I've seen that thing cherry red. He put a squirrel cage fan behind it... big one too... and when it would get cherry red he would turn it on and it would blow the heat all over the basement. Open up the door to upstairs and you had a natural heating system. Hell we'd keep our coffee warm by putting the metal coffee pot on the base of it. No microwaves back then!
Those were good days. Grandma always had good coffee. 8 'o clock coffee, ground fresh from the A&P down in Poca, perked in an old coffee pot with the little glass button on the top. I still drink that brand of coffee to this day and on the weekends I use on of those old perkers. 
My uncle had a mill he ran, grinding feed for farmers in one part, and milling flour in the other. He had an old pot bellied stove in the office at one end of the mill, and when it was COLD outside, it felt 20 decrees COLDER in the mill. But not the office! That place was like a sauna! He kept one of those perkers on the stove with water in it. If you wanted coffee or hot chocolate, you brought your own, and your own cup!
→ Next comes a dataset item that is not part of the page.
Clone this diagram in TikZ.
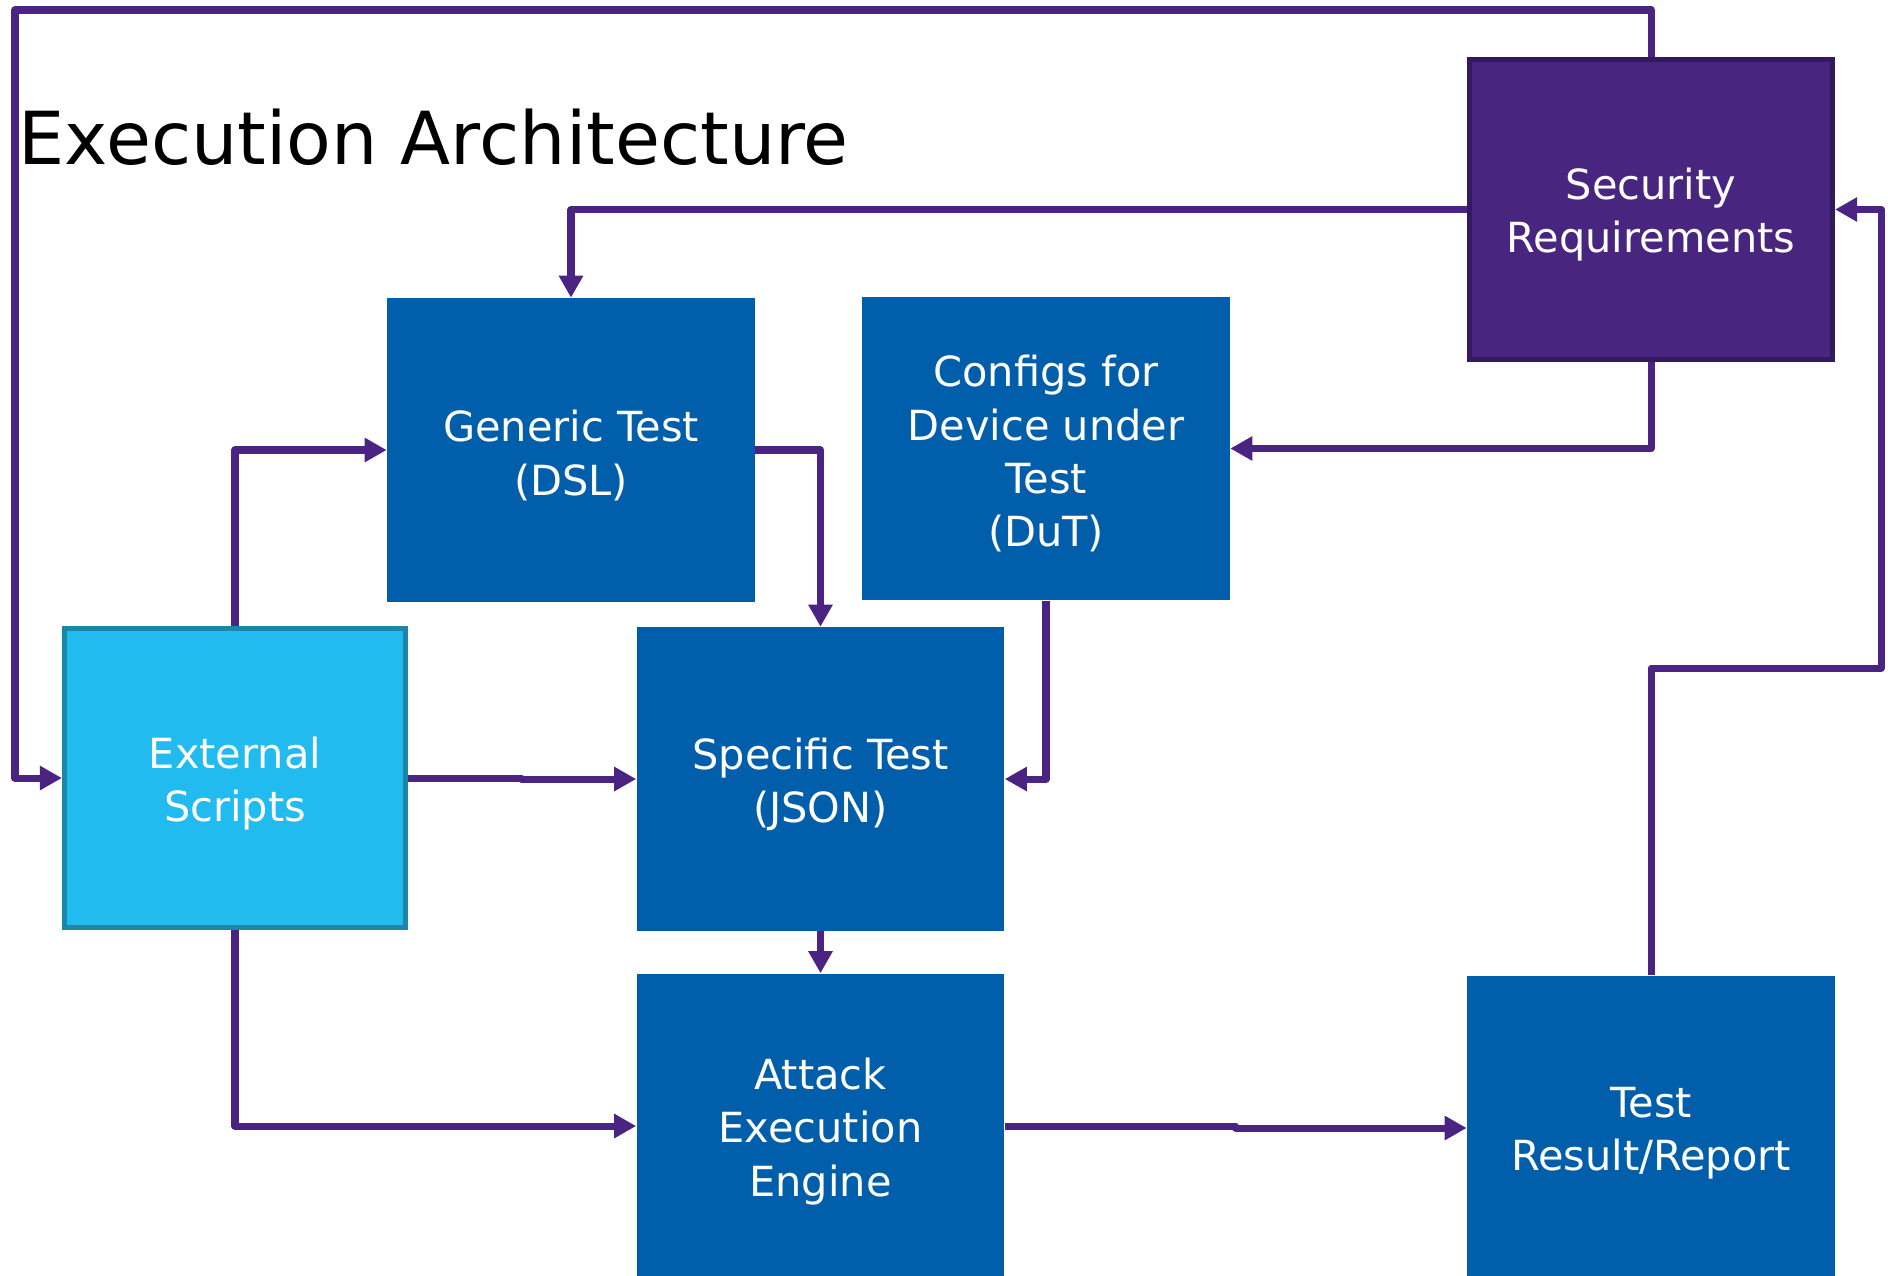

You mention Poca, Red House, and Liberty. I've been thru all those places, going up 34 to Kenna. Went thru a town(?), or at least saw a sign, for Paradise, WV, near Liberty. To this day, I'll tell people "I've been to Paradise!" Once, someone thought I was being a smartass, and asked me WHERE Paradise was. I told him the truth.
"On WV 34 outside of Red House, between Confidence and Liberty, before you get to Kenna."

Tires were a LOT easier to cut up back in the day, before steel belts and such. With the exception of the bead, you could cut one with a good pocket knife. Today, you almost have to burn it whole.